They originated in the Hunsruck Mountains of the Rhineland Palatinate and arrived in this valley of the Codorus during the early fall of 1738.
With the coming of the railroad in 1838 and the opportunity to trade commercially with the outside world, the use of the English language gradually crept into the culture and by the end of the Civil War the use of German slowly began fading into the background.
In 1854 iron ore was discovered here and a great wave of prosperity swept the people of the valley : hell-bent-for-leather" on into their golden age of the late 19th and early 20th century.

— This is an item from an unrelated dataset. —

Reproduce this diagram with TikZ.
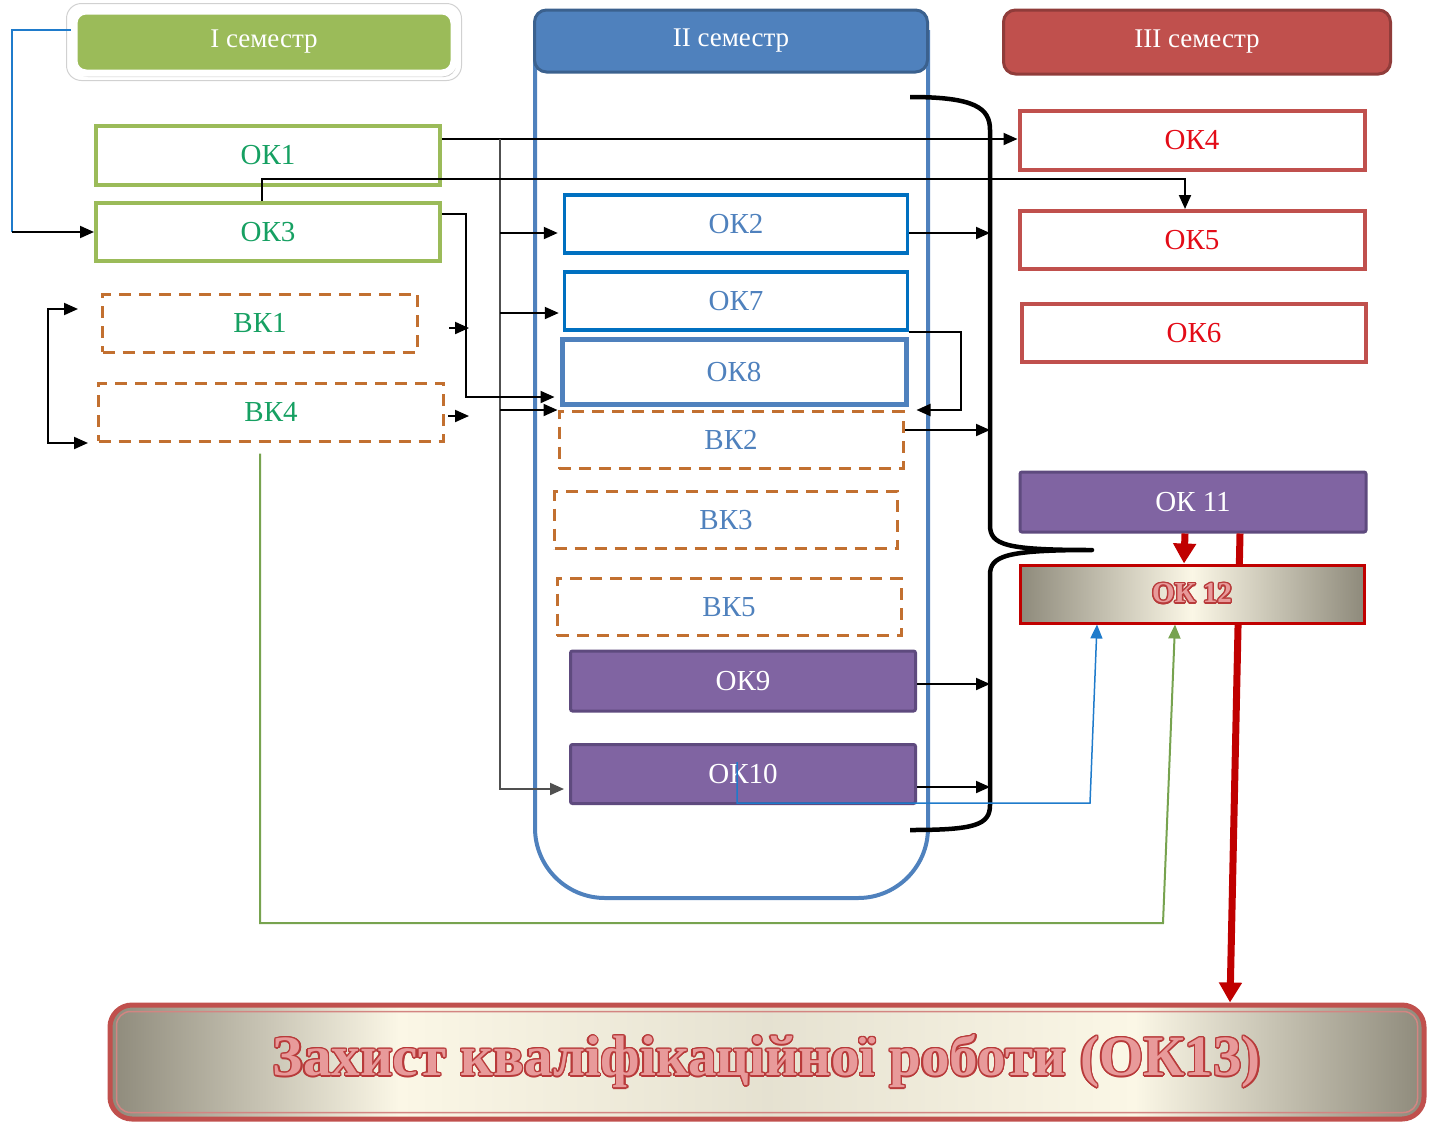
\documentclass[tikz,border=0pt]{standalone}
\usepackage{fontspec}
\setmainfont{Liberation Serif}
\usepackage{contour}
\usetikzlibrary{arrows.meta,shadows}

\definecolor{hdrgreen}{HTML}{9BBB59}
\definecolor{okgreen}{HTML}{16A062}
\definecolor{hdrblue}{HTML}{4F81BD}
\definecolor{okblue}{HTML}{0070C0}
\definecolor{hdrred}{HTML}{C0504D}
\definecolor{okred}{HTML}{E30B17}
\definecolor{vkbrown}{HTML}{C27030}
\definecolor{okpurple}{HTML}{8064A2}
\definecolor{purpleline}{HTML}{5E4A7E}
\definecolor{darkred}{HTML}{C00000}
\definecolor{shgrey}{HTML}{8E8A7B}
\definecolor{shcream}{HTML}{FBF7E6}
\definecolor{linkgreen}{HTML}{77A34F}
\definecolor{linkblue}{HTML}{1F7BCB}
\definecolor{trunkgrey}{HTML}{505050}
\definecolor{wordred}{HTML}{B83A3A}
\definecolor{wordpink}{HTML}{E89A9A}

\pgfdeclarehorizontalshading{bannershade}{100bp}{color(0bp)=(shgrey); color(25bp)=(shgrey); color(36bp)=(shcream); color(50bp)=(shcream!80!shgrey); color(64bp)=(shcream); color(75bp)=(shgrey); color(100bp)=(shgrey)}

\contourlength{1.4pt}
\newcommand{\wordart}[1]{\contour{wordred}{\textcolor{wordpink}{#1}}}

\tikzset{
  okbox/.style={minimum width=344pt, minimum height=58pt, inner sep=0pt, font=\fontsize{29}{34}\selectfont},
  okI/.style={okbox, draw=hdrgreen, line width=4pt, text=okgreen},
  vkI/.style={okbox, draw=vkbrown, line width=3pt, dash pattern=on 12pt off 8pt, text=okgreen},
  okII/.style={okbox, draw=okblue, line width=3.5pt, text=hdrblue},
  vkII/.style={okbox, draw=vkbrown, line width=3pt, dash pattern=on 12pt off 8pt, text=hdrblue},
  okIII/.style={okbox, draw=hdrred, line width=4pt, text=okred},
  okfill/.style={okbox, fill=okpurple, draw=purpleline, line width=3pt, rounded corners=2pt, text=white},
  semhdr/.style={minimum height=62pt, inner sep=0pt, rounded corners=12pt, text=white, font=\fontsize{27}{32}\selectfont},
  arr/.style={line width=2pt, -{Triangle[length=14pt,width=12pt]}},
  redarr/.style={darkred, line width=7pt, -{Triangle[length=20pt,width=22pt]}},
  bluelink/.style={linkblue, line width=1.5pt},
  greenlink/.style={linkgreen, line width=2pt}
}

\begin{document}
\begin{tikzpicture}[x=1pt,y=-1pt]
\useasboundingbox (0,0) rectangle (1434,1122);
\draw[hdrblue, line width=4pt, rounded corners=70pt] (535,30)--(535,898)--(928,898)--(928,30);

\node[semhdr, fill=hdrgreen, draw=white, line width=7pt, minimum width=380pt,
  drop shadow={shadow xshift=2pt, shadow yshift=-4pt, opacity=0.45, fill=black!45}] (h1) at (264,42) {I семестр};
\draw[black!18, line width=1pt, rounded corners=15pt] ([shift={(-4pt,4pt)}]h1.north west) rectangle ([shift={(4pt,-4pt)}]h1.south east);
\node[semhdr, fill=hdrblue, draw=hdrblue!75!black, line width=3pt, minimum width=393pt] (h2) at (731,41) {II семестр};
\node[semhdr, fill=hdrred, draw=hdrred!75!black, line width=3pt, minimum width=387pt, minimum height=64pt] (h3) at (1197,42) {III семестр};

\node[okI, minimum height=59pt] (ok1) at (268,155) {ОК1};
\node[okI] (ok3) at (268,232) {ОК3};
\node[vkI, minimum width=315pt] (bk1) at (260,323) {ВК1};
\node[vkI, minimum width=345pt] (bk4) at (271,412) {ВК4};

\node[okII, minimum width=343pt] (ok2) at (736,224) {ОК2};
\node[okII, minimum width=343pt] (ok7) at (736,301) {ОК7};
\node[okII, draw=hdrblue, line width=5pt, minimum height=65pt] (ok8) at (734,372) {ОК8};
\node[vkII, minimum height=57pt] (bk2) at (731,440) {ВК2};
\node[vkII, minimum width=343pt, minimum height=57pt] (bk3) at (726,520) {ВК3};
\node[vkII, minimum height=57pt] (bk5) at (729,607) {ВК5};
\node[okfill, minimum width=345pt, minimum height=60pt] (ok9) at (743,681) {ОК9};
\node[okfill, minimum width=345pt, minimum height=59pt] (ok10) at (743,774) {ОК10};

\node[okIII, minimum width=345pt, minimum height=59pt] (ok4) at (1192,140) {ОК4};
\node[okIII, minimum width=345pt] (ok5) at (1192,240) {ОК5};
\node[okIII] (ok6) at (1194,333) {ОК6};
\node[okfill, minimum width=346pt, minimum height=60pt] (ok11) at (1193,502) {ОК 11};

\node[draw=hdrred, line width=5pt, rounded corners=22pt, shading=bannershade,
  minimum width=1314pt, minimum height=114pt, inner sep=0pt,
  font=\bfseries\fontsize{57}{60}\selectfont] (zakhyst) at (767,1062) {\wordart{Захист кваліфікаційної роботи (ОК13)}};
\draw[hdrred!70, line width=1.5pt, rounded corners=14pt] ([shift={(9pt,-9pt)}]zakhyst.north west) rectangle ([shift={(-9pt,9pt)}]zakhyst.south east);

\coordinate (trunk) at (500,139);
\coordinate (br) at (990,550);
\coordinate (bluecorner) at (1090,803);
\coordinate (greencorner) at (1163,923);

\draw[bluelink] ([yshift=12pt]h1.west) -| ([xshift=-82pt]ok3.west);
\draw[arr] ([xshift=-82pt]ok3.west) -- (ok3.west);

\draw[arr] ([yshift=16pt]ok1.east) -- ([yshift=16pt]ok1.east -| ok4.west);
\draw[arr, trunkgrey] (trunk) |- ([xshift=-5pt,yshift=-15pt]ok10.west);
\draw[arr] ([yshift=-9pt]ok2.west -| trunk) -- ([xshift=-5pt,yshift=-9pt]ok2.west);
\draw[arr] ([yshift=-12pt]ok7.west -| trunk) -- ([xshift=-4pt,yshift=-12pt]ok7.west);
\draw[arr] (bk2.north west -| trunk) -- (bk2.north west);

\draw[arr] ([xshift=-6pt]ok3.north) -- ++(0,-22) -| ([xshift=-7pt]ok5.north);
\draw[arr] ([yshift=18pt]ok3.east) -- ++(24,0) |- ([xshift=-5pt,yshift=-25pt]ok8.west);

\draw[arr] ([xshift=30pt,yshift=-5pt]bk1.east) -- ++(20,0);
\draw[arr] ([xshift=3pt,yshift=-4pt]bk4.east) -- ++(21,0);
\draw[line width=2pt, {Triangle[length=14pt,width=12pt]}-{Triangle[length=14pt,width=12pt]}]
  ([xshift=-23pt,yshift=14pt]bk1.west) -- ++(-30,0) |- ([xshift=-9pt,yshift=-31pt]bk4.west);

\draw[arr] ([yshift=-9pt]ok2.east) -- ([yshift=-9pt]ok2.east -| br);
\draw[arr] (ok7.south east) -- ++(52,0) |- ([xshift=12pt]bk2.north east);
\draw[arr] ([yshift=10pt]bk2.east) -- ([yshift=10pt]bk2.east -| br);
\draw[arr] ([yshift=-3pt]ok9.east) -- ([yshift=-3pt]ok9.east -| br);
\draw[arr] ([yshift=-13pt]ok10.east) -- ([yshift=-13pt]ok10.east -| br);

\draw[line width=4.5pt, line join=round] (910,97) .. controls (975,97) and (990,108) .. (990,130)
  -- (990,525) .. controls (990,545) and (1005,550) .. (1092,550)
  .. controls (1005,550) and (990,556) .. (990,575)
  -- (990,805) .. controls (990,825) and (975,830) .. (910,830);

\draw[redarr] ([xshift=47pt]ok11.south) -- ([xshift=463pt]zakhyst.north);
\node[okbox, draw=darkred, line width=3pt, left color=shgrey, right color=shgrey, middle color=shcream,
  font=\bfseries\fontsize{29}{34}\selectfont] (ok12) at (1192,594) {\wordart{ОК 12}};
\draw[redarr] ([xshift=-8pt]ok11.south) -- ([xshift=-8pt]ok12.north);

\draw[bluelink, -{Triangle[length=14pt,width=12pt]}] ([xshift=-6pt,yshift=12pt]ok10.center) |- (bluecorner) -- ([xshift=-95pt]ok12.south);
\draw[greenlink, -{Triangle[length=14pt,width=12pt]}] ([xshift=-11pt,yshift=-11pt]bk4.south) |- (greencorner) -- ([xshift=-17pt]ok12.south);
\end{tikzpicture}
\end{document}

During the American Civil War, Seven Valleys served as an important stop along the North Central Railroad, and witnessed President Abraham Lincoln's funeral train pass by en route to Harrisburg.
On August 23, 1892 the village of Seven Valleys was incorporated into an independent entity and took its place among the small industrial towns of southern York County.
The town boasted three physicians, one undertaker, two school teachers, two general stores, two hotels, two churches, two secret lodges, a baseball team, a feed and flour mill, two ice cream plants, a blacksmith shop, four cigar factories and a sewing factory, as well as numerous small entrepreneurial enterprises.
It was a large railroad shipping point for cattle destined for the Baltimore markets and after a bank was founded in 1910 became the financial center for both North Codorus and Springfield Townships.